BEGIN DATASET EXTRACT
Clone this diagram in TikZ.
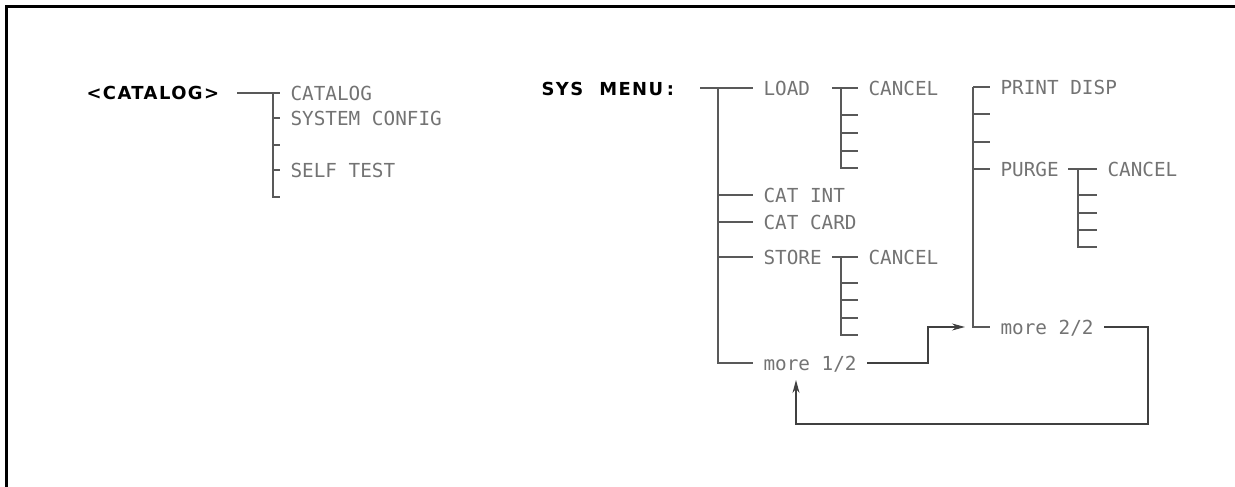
\documentclass[tikz,border=0pt]{standalone}
\usepackage{fontspec}
\usepackage{tikz}
\usetikzlibrary{arrows.meta}
\newfontfamily\menufont{DejaVu Sans Mono}
\newfontfamily\keyfont[LetterSpace=8]{DejaVu Sans}
\definecolor{menuline}{gray}{0.35}
\definecolor{menutext}{gray}{0.45}

\begin{document}
\begin{tikzpicture}[x=0.2mm, y=-0.2mm, line width=0.6pt,
  item/.style={anchor=west, inner xsep=2mm, inner ysep=0pt, text height=8pt, text depth=0pt,
    font=\menufont\fontsize{11}{13}\selectfont, text=menutext},
  key/.style={anchor=west, inner sep=0pt, text height=7.4pt, text depth=0pt,
    font=\keyfont\bfseries\fontsize{10.2}{12}\selectfont},
  bus/.style={draw=menuline},
  jump/.style={draw=black!75, -{Stealth[length=2.6mm,width=1.4mm]}}]
  \useasboundingbox (0,0) rectangle (1235,487);
  % frame: left and top edge only
  \draw[line width=1.7pt] (6.5,487) -- (6.5,6.5) -- (1235,6.5);
  % catalog key
  \node[key] (catkey) at (86,93) {<CATALOG>};
  \coordinate (catroot) at (237,93);
  \coordinate (catbus) at (273,93);
  \node[item] (catalog) at (280,93) {CATALOG};
  \node[item] (sysconf) at (280,118) {SYSTEM CONFIG};
  \node[item] (selftest) at (280,170) {SELF TEST};
  \draw[bus] (catroot) -- (catalog.west);
  \draw[bus] (catbus) -- (273,197) -- ++(7,0);
  \foreach \n in {sysconf,selftest}
    \draw[bus] (catbus |- \n.west) -- (\n.west);
  \draw[bus] (273,145) -- ++(7,0);
  % sys menu, page 1
  \node[key] (syskey) at (541,89) {SYS\hspace{0.9em}MENU\hspace{0.2em}:};
  \coordinate (sysroot) at (700,88);
  \coordinate (sysbus) at (718,88);
  \node[item] (load) at (753,88) {LOAD};
  \node[item] (catint) at (753,195) {CAT INT};
  \node[item] (catcard) at (753,222) {CAT CARD};
  \node[item] (store) at (753,257) {STORE};
  \node[item] (more1) at (753,363) {more 1/2};
  \draw[bus] (sysroot) -- (load.west);
  \draw[bus] (sysbus) -- (sysbus |- more1.west) -- (more1.west);
  \foreach \n in {catint,catcard,store}
    \draw[bus] (sysbus |- \n.west) -- (\n.west);
  % load submenu
  \coordinate (loadroot) at (832,88);
  \coordinate (loadbus) at (841,88);
  \node[item] (loadcancel) at (858,88) {CANCEL};
  \draw[bus] (loadroot) -- (loadcancel.west);
  \draw[bus] (loadbus) -- (841,168) -- ++(17,0);
  \foreach \y in {115,133,151}
    \draw[bus] (841,\y) -- ++(17,0);
  % store submenu
  \coordinate (storeroot) at (832,257);
  \coordinate (storebus) at (841,257);
  \node[item] (storecancel) at (858,257) {CANCEL};
  \draw[bus] (storeroot) -- (storecancel.west);
  \draw[bus] (storebus) -- (841,335) -- ++(17,0);
  \foreach \y in {283,300,318}
    \draw[bus] (841,\y) -- ++(17,0);
  % sys menu, page 2
  \coordinate (pagebus) at (973,87);
  \node[item] (printdisp) at (990,87) {PRINT DISP};
  \node[item] (purge) at (990,169) {PURGE};
  \node[item] (more2) at (990,327) {more 2/2};
  \draw[bus] (pagebus) -- (printdisp.west);
  \draw[bus] (pagebus) -- (pagebus |- more2.west) -- (more2.west);
  \draw[bus] (pagebus |- purge.west) -- (purge.west);
  \foreach \y in {114,142}
    \draw[bus] (973,\y) -- ++(17,0);
  % purge submenu
  \coordinate (purgeroot) at (1068,169);
  \coordinate (purgebus) at (1078,169);
  \node[item] (purgecancel) at (1097,169) {CANCEL};
  \draw[bus] (purgeroot) -- (purgecancel.west);
  \draw[bus] (purgebus) -- (1078,247) -- ++(19,0);
  \foreach \y in {195,213,230}
    \draw[bus] (1078,\y) -- ++(19,0);
  % page jumps
  \coordinate (more2in) at (965,327);
  \coordinate (more1in) at (796,380);
  \draw[jump] (more1.east) -- (928,363) -- (928,327) -- (more2in);
  \draw[jump] (more2.east) -- (1148,327) -- (1148,424) -- (796,424) -- (more1in);
\end{tikzpicture}
\end{document}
END DATASET EXTRACT
Your task is to repeat the data above exactly while excluding the pictures.

- _RESULT OF THE EXERCISE_:
Clone this diagram in TikZ.
\documentclass[tikz,border=0pt]{standalone}
\usepackage{fontspec}
\usepackage{tikz}
\usetikzlibrary{arrows.meta}
\newfontfamily\menufont{DejaVu Sans Mono}
\newfontfamily\keyfont[LetterSpace=8]{DejaVu Sans}
\definecolor{menuline}{gray}{0.35}
\definecolor{menutext}{gray}{0.45}

\begin{document}
\begin{tikzpicture}[x=0.2mm, y=-0.2mm, line width=0.6pt,
  item/.style={anchor=west, inner xsep=2mm, inner ysep=0pt, text height=8pt, text depth=0pt,
    font=\menufont\fontsize{11}{13}\selectfont, text=menutext},
  key/.style={anchor=west, inner sep=0pt, text height=7.4pt, text depth=0pt,
    font=\keyfont\bfseries\fontsize{10.2}{12}\selectfont},
  bus/.style={draw=menuline},
  jump/.style={draw=black!75, -{Stealth[length=2.6mm,width=1.4mm]}}]
  \useasboundingbox (0,0) rectangle (1235,487);
  % frame: left and top edge only
  \draw[line width=1.7pt] (6.5,487) -- (6.5,6.5) -- (1235,6.5);
  % catalog key
  \node[key] (catkey) at (86,93) {<CATALOG>};
  \coordinate (catroot) at (237,93);
  \coordinate (catbus) at (273,93);
  \node[item] (catalog) at (280,93) {CATALOG};
  \node[item] (sysconf) at (280,118) {SYSTEM CONFIG};
  \node[item] (selftest) at (280,170) {SELF TEST};
  \draw[bus] (catroot) -- (catalog.west);
  \draw[bus] (catbus) -- (273,197) -- ++(7,0);
  \foreach \n in {sysconf,selftest}
    \draw[bus] (catbus |- \n.west) -- (\n.west);
  \draw[bus] (273,145) -- ++(7,0);
  % sys menu, page 1
  \node[key] (syskey) at (541,89) {SYS\hspace{0.9em}MENU\hspace{0.2em}:};
  \coordinate (sysroot) at (700,88);
  \coordinate (sysbus) at (718,88);
  \node[item] (load) at (753,88) {LOAD};
  \node[item] (catint) at (753,195) {CAT INT};
  \node[item] (catcard) at (753,222) {CAT CARD};
  \node[item] (store) at (753,257) {STORE};
  \node[item] (more1) at (753,363) {more 1/2};
  \draw[bus] (sysroot) -- (load.west);
  \draw[bus] (sysbus) -- (sysbus |- more1.west) -- (more1.west);
  \foreach \n in {catint,catcard,store}
    \draw[bus] (sysbus |- \n.west) -- (\n.west);
  % load submenu
  \coordinate (loadroot) at (832,88);
  \coordinate (loadbus) at (841,88);
  \node[item] (loadcancel) at (858,88) {CANCEL};
  \draw[bus] (loadroot) -- (loadcancel.west);
  \draw[bus] (loadbus) -- (841,168) -- ++(17,0);
  \foreach \y in {115,133,151}
    \draw[bus] (841,\y) -- ++(17,0);
  % store submenu
  \coordinate (storeroot) at (832,257);
  \coordinate (storebus) at (841,257);
  \node[item] (storecancel) at (858,257) {CANCEL};
  \draw[bus] (storeroot) -- (storecancel.west);
  \draw[bus] (storebus) -- (841,335) -- ++(17,0);
  \foreach \y in {283,300,318}
    \draw[bus] (841,\y) -- ++(17,0);
  % sys menu, page 2
  \coordinate (pagebus) at (973,87);
  \node[item] (printdisp) at (990,87) {PRINT DISP};
  \node[item] (purge) at (990,169) {PURGE};
  \node[item] (more2) at (990,327) {more 2/2};
  \draw[bus] (pagebus) -- (printdisp.west);
  \draw[bus] (pagebus) -- (pagebus |- more2.west) -- (more2.west);
  \draw[bus] (pagebus |- purge.west) -- (purge.west);
  \foreach \y in {114,142}
    \draw[bus] (973,\y) -- ++(17,0);
  % purge submenu
  \coordinate (purgeroot) at (1068,169);
  \coordinate (purgebus) at (1078,169);
  \node[item] (purgecancel) at (1097,169) {CANCEL};
  \draw[bus] (purgeroot) -- (purgecancel.west);
  \draw[bus] (purgebus) -- (1078,247) -- ++(19,0);
  \foreach \y in {195,213,230}
    \draw[bus] (1078,\y) -- ++(19,0);
  % page jumps
  \coordinate (more2in) at (965,327);
  \coordinate (more1in) at (796,380);
  \draw[jump] (more1.east) -- (928,363) -- (928,327) -- (more2in);
  \draw[jump] (more2.east) -- (1148,327) -- (1148,424) -- (796,424) -- (more1in);
\end{tikzpicture}
\end{document}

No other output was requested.